* DATASET SECTION *

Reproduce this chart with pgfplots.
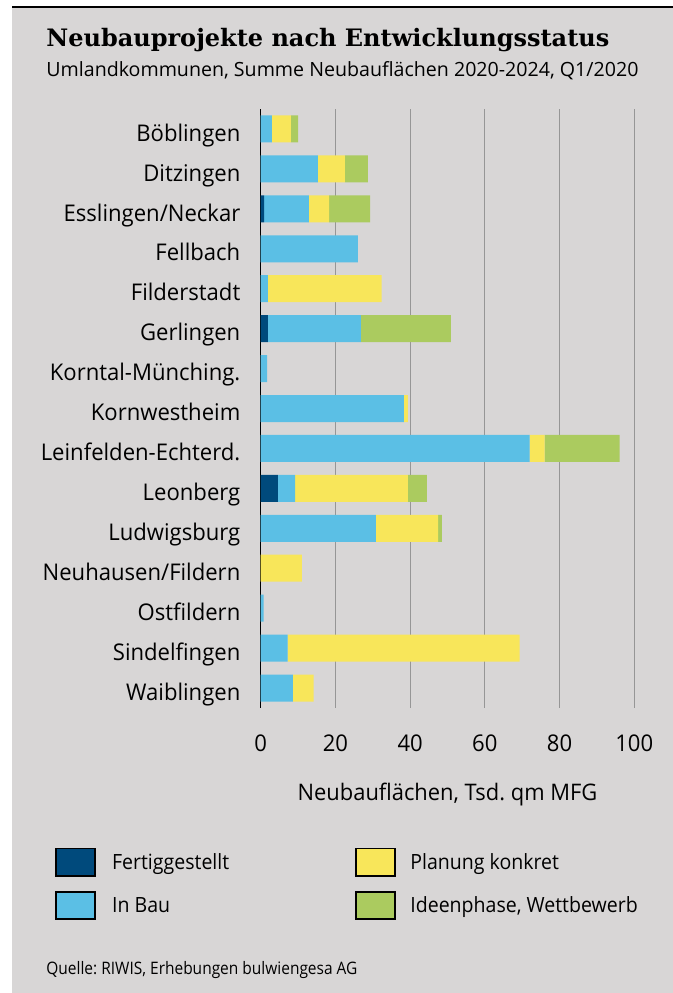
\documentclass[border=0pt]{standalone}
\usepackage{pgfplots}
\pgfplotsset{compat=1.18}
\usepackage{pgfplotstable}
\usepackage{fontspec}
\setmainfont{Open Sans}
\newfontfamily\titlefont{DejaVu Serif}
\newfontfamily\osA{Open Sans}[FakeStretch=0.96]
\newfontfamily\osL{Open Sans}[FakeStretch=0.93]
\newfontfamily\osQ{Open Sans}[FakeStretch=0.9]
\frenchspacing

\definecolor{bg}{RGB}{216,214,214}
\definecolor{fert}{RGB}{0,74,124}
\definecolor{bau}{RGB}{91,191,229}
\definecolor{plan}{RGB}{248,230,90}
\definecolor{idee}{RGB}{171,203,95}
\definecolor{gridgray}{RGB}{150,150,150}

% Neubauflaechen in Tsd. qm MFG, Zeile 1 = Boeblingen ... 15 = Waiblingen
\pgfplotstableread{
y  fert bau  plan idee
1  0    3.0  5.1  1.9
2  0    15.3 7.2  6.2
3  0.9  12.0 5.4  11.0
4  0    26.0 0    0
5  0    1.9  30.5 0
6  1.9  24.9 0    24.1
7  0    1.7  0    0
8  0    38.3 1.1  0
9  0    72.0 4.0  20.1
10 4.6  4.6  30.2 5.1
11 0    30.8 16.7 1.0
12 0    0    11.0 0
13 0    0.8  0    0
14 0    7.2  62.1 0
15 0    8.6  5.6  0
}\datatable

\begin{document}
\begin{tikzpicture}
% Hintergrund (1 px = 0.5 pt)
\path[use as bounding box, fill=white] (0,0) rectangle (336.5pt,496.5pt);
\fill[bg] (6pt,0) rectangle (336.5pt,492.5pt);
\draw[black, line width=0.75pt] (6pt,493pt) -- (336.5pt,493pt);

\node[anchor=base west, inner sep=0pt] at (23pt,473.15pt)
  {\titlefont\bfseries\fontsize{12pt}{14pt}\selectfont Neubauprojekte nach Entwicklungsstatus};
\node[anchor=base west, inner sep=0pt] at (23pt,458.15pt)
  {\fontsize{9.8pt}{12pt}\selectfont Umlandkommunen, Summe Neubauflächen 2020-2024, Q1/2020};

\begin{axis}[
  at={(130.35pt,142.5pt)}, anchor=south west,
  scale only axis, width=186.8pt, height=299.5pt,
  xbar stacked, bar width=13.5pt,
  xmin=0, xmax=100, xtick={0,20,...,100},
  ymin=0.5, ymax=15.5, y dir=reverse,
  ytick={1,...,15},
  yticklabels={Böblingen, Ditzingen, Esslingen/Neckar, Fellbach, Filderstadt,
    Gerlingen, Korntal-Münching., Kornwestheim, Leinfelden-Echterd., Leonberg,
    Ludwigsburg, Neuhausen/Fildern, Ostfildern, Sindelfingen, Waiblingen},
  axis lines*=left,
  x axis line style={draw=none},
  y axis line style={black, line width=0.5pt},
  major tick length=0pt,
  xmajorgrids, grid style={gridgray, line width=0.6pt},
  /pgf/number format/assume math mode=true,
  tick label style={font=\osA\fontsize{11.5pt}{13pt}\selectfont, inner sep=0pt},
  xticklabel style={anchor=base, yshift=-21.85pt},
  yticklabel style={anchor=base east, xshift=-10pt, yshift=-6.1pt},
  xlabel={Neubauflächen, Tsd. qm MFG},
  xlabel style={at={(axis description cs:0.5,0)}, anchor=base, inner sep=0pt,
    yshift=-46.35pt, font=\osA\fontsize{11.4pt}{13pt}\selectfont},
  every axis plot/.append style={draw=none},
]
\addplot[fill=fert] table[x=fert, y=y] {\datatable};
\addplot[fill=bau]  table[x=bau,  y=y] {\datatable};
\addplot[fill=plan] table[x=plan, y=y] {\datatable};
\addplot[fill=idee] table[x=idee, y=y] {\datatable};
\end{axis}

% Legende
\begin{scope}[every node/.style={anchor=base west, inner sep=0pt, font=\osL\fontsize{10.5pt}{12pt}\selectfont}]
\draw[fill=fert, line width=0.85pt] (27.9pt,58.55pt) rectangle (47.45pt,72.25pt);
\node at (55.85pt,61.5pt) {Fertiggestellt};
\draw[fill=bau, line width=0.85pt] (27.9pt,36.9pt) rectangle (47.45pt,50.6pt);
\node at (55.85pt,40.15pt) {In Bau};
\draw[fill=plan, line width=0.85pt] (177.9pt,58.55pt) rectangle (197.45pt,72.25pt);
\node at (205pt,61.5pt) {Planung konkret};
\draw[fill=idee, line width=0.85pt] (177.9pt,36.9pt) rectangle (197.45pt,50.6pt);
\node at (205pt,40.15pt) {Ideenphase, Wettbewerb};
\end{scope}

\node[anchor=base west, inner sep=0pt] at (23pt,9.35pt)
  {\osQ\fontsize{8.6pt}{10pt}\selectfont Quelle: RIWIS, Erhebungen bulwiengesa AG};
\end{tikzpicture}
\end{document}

* TASK INSTRUCTIONS *
Print the full listing exactly, dropping the pictures.

* RESULT BELOW *
Reproduce this chart with pgfplots.
\documentclass[border=0pt]{standalone}
\usepackage{pgfplots}
\pgfplotsset{compat=1.18}
\usepackage{pgfplotstable}
\usepackage{fontspec}
\setmainfont{Open Sans}
\newfontfamily\titlefont{DejaVu Serif}
\newfontfamily\osA{Open Sans}[FakeStretch=0.96]
\newfontfamily\osL{Open Sans}[FakeStretch=0.93]
\newfontfamily\osQ{Open Sans}[FakeStretch=0.9]
\frenchspacing

\definecolor{bg}{RGB}{216,214,214}
\definecolor{fert}{RGB}{0,74,124}
\definecolor{bau}{RGB}{91,191,229}
\definecolor{plan}{RGB}{248,230,90}
\definecolor{idee}{RGB}{171,203,95}
\definecolor{gridgray}{RGB}{150,150,150}

% Neubauflaechen in Tsd. qm MFG, Zeile 1 = Boeblingen ... 15 = Waiblingen
\pgfplotstableread{
y  fert bau  plan idee
1  0    3.0  5.1  1.9
2  0    15.3 7.2  6.2
3  0.9  12.0 5.4  11.0
4  0    26.0 0    0
5  0    1.9  30.5 0
6  1.9  24.9 0    24.1
7  0    1.7  0    0
8  0    38.3 1.1  0
9  0    72.0 4.0  20.1
10 4.6  4.6  30.2 5.1
11 0    30.8 16.7 1.0
12 0    0    11.0 0
13 0    0.8  0    0
14 0    7.2  62.1 0
15 0    8.6  5.6  0
}\datatable

\begin{document}
\begin{tikzpicture}
% Hintergrund (1 px = 0.5 pt)
\path[use as bounding box, fill=white] (0,0) rectangle (336.5pt,496.5pt);
\fill[bg] (6pt,0) rectangle (336.5pt,492.5pt);
\draw[black, line width=0.75pt] (6pt,493pt) -- (336.5pt,493pt);

\node[anchor=base west, inner sep=0pt] at (23pt,473.15pt)
  {\titlefont\bfseries\fontsize{12pt}{14pt}\selectfont Neubauprojekte nach Entwicklungsstatus};
\node[anchor=base west, inner sep=0pt] at (23pt,458.15pt)
  {\fontsize{9.8pt}{12pt}\selectfont Umlandkommunen, Summe Neubauflächen 2020-2024, Q1/2020};

\begin{axis}[
  at={(130.35pt,142.5pt)}, anchor=south west,
  scale only axis, width=186.8pt, height=299.5pt,
  xbar stacked, bar width=13.5pt,
  xmin=0, xmax=100, xtick={0,20,...,100},
  ymin=0.5, ymax=15.5, y dir=reverse,
  ytick={1,...,15},
  yticklabels={Böblingen, Ditzingen, Esslingen/Neckar, Fellbach, Filderstadt,
    Gerlingen, Korntal-Münching., Kornwestheim, Leinfelden-Echterd., Leonberg,
    Ludwigsburg, Neuhausen/Fildern, Ostfildern, Sindelfingen, Waiblingen},
  axis lines*=left,
  x axis line style={draw=none},
  y axis line style={black, line width=0.5pt},
  major tick length=0pt,
  xmajorgrids, grid style={gridgray, line width=0.6pt},
  /pgf/number format/assume math mode=true,
  tick label style={font=\osA\fontsize{11.5pt}{13pt}\selectfont, inner sep=0pt},
  xticklabel style={anchor=base, yshift=-21.85pt},
  yticklabel style={anchor=base east, xshift=-10pt, yshift=-6.1pt},
  xlabel={Neubauflächen, Tsd. qm MFG},
  xlabel style={at={(axis description cs:0.5,0)}, anchor=base, inner sep=0pt,
    yshift=-46.35pt, font=\osA\fontsize{11.4pt}{13pt}\selectfont},
  every axis plot/.append style={draw=none},
]
\addplot[fill=fert] table[x=fert, y=y] {\datatable};
\addplot[fill=bau]  table[x=bau,  y=y] {\datatable};
\addplot[fill=plan] table[x=plan, y=y] {\datatable};
\addplot[fill=idee] table[x=idee, y=y] {\datatable};
\end{axis}

% Legende
\begin{scope}[every node/.style={anchor=base west, inner sep=0pt, font=\osL\fontsize{10.5pt}{12pt}\selectfont}]
\draw[fill=fert, line width=0.85pt] (27.9pt,58.55pt) rectangle (47.45pt,72.25pt);
\node at (55.85pt,61.5pt) {Fertiggestellt};
\draw[fill=bau, line width=0.85pt] (27.9pt,36.9pt) rectangle (47.45pt,50.6pt);
\node at (55.85pt,40.15pt) {In Bau};
\draw[fill=plan, line width=0.85pt] (177.9pt,58.55pt) rectangle (197.45pt,72.25pt);
\node at (205pt,61.5pt) {Planung konkret};
\draw[fill=idee, line width=0.85pt] (177.9pt,36.9pt) rectangle (197.45pt,50.6pt);
\node at (205pt,40.15pt) {Ideenphase, Wettbewerb};
\end{scope}

\node[anchor=base west, inner sep=0pt] at (23pt,9.35pt)
  {\osQ\fontsize{8.6pt}{10pt}\selectfont Quelle: RIWIS, Erhebungen bulwiengesa AG};
\end{tikzpicture}
\end{document}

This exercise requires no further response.